The MLC's job is to support all students in learning and using the maths they need or meet in their coursework. An important part of this job is to support the people teaching the coursework itself to do their teaching in ways that will most help students to learn.
While I have many good ideas, I wouldn't be doing my job properly or in a scholarly way if I didn't check out what people already say about teaching. Moreover, there's nothing like an academic to not take good advice unless it is backed up by peer-reviewed research!
So I try to read education research literature about the courses and concepts the students I help are learning.
And there is the first cause of the can of worms: the students I help come from all sorts of different disciplines and even within the one discipline they are learning all sorts of different concepts. Every day there is at least one new concept that I have to wonder about how it could be taught better. And so I have an ever-increasing list of things to look up in the education literature.

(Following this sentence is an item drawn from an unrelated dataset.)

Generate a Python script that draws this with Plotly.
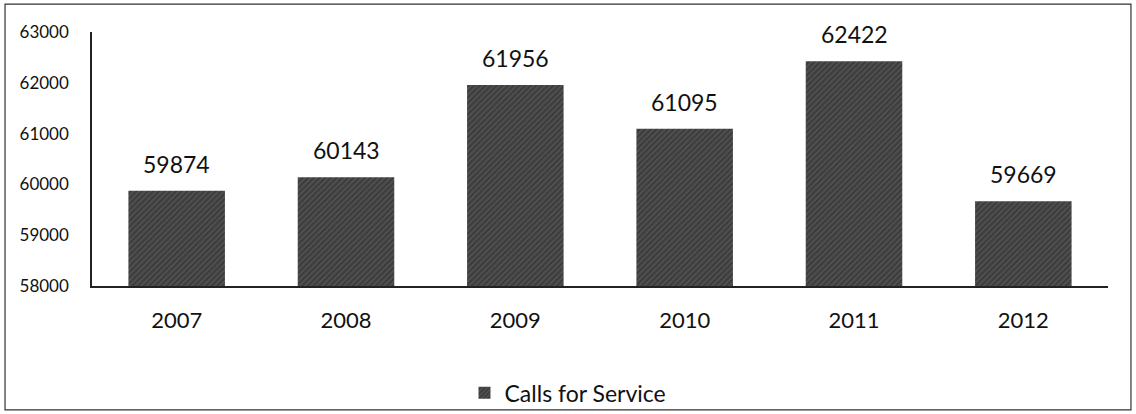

Then, when I come to look up the education literature online, there are any number of papers which may or may not actually be about the concept I am interested in today. If they are related, then they usually introduce at least a few new terminologies or refer to other people's work which I then need to look up. Alternatively, they aren't related, but they are usually related to some other thing I am also interested in. So the list of papers I am interested in reading gets longer again.
And then the final problem is that education research is not nice and neat but never fully or adequately answers the question, and usually leaves you with more questions than answers. (As I have discussed before: Frayed Research.) So the can of worms is fully open now and they are wriggling all over the place.
I'm not sure how to deal with this problem. I may need to figure out a specific area of interest and just ignore everything else. (This is more-or-less what I did during my maths PhD.) It'll be hard though, because I really am interested in a lot of different things, and I feel like I am letting people down by not looking into things as carefully as I would like.
For now I'll try to wrestle with the worms as they come. You'll see a new category of post called "Education Research Reading", where I talk about a paper or few that I have read and what I think about it. It may not be systematic or thematic, but I hope you'll come along for the ride.
(Don't worry, though. You'll still see the standard fare of object lessons, metaphors, teaching ideas and musings about the coolness of maths.)
These comments were left on the original blog post:
Sophie Karanicolas 5 December 2014:
Dear David, don’t despair, there is some good stuff out there, they are just hard to find. We will find a good one for you to read! Have a great weekend.
David Butler 5 December 2014:
Thanks Sophie — but that’s part of the point. In some areas there is too much good stuff out there! Better than no good stuff I suppose…
Maureen Coffey 16 December 2014:
“… education research is not nice and neat but never fully or adequately answers the question …” Indeed, this is because pedagogy or more specifically didactics still lacks the underpinning of a scientific framework anyone can agree on. If nurtritionists wre split about the idea of whether intestines played a role and if chewing was truly necessary for digestion they’d probably be fired from faculty and rather be treated in mental homes. But if educators fail to accept research on how the brain functions and instead expound lofty theories they seem to still be admired … How would different subjects require different teaching if different foods do not require different “stomachs”?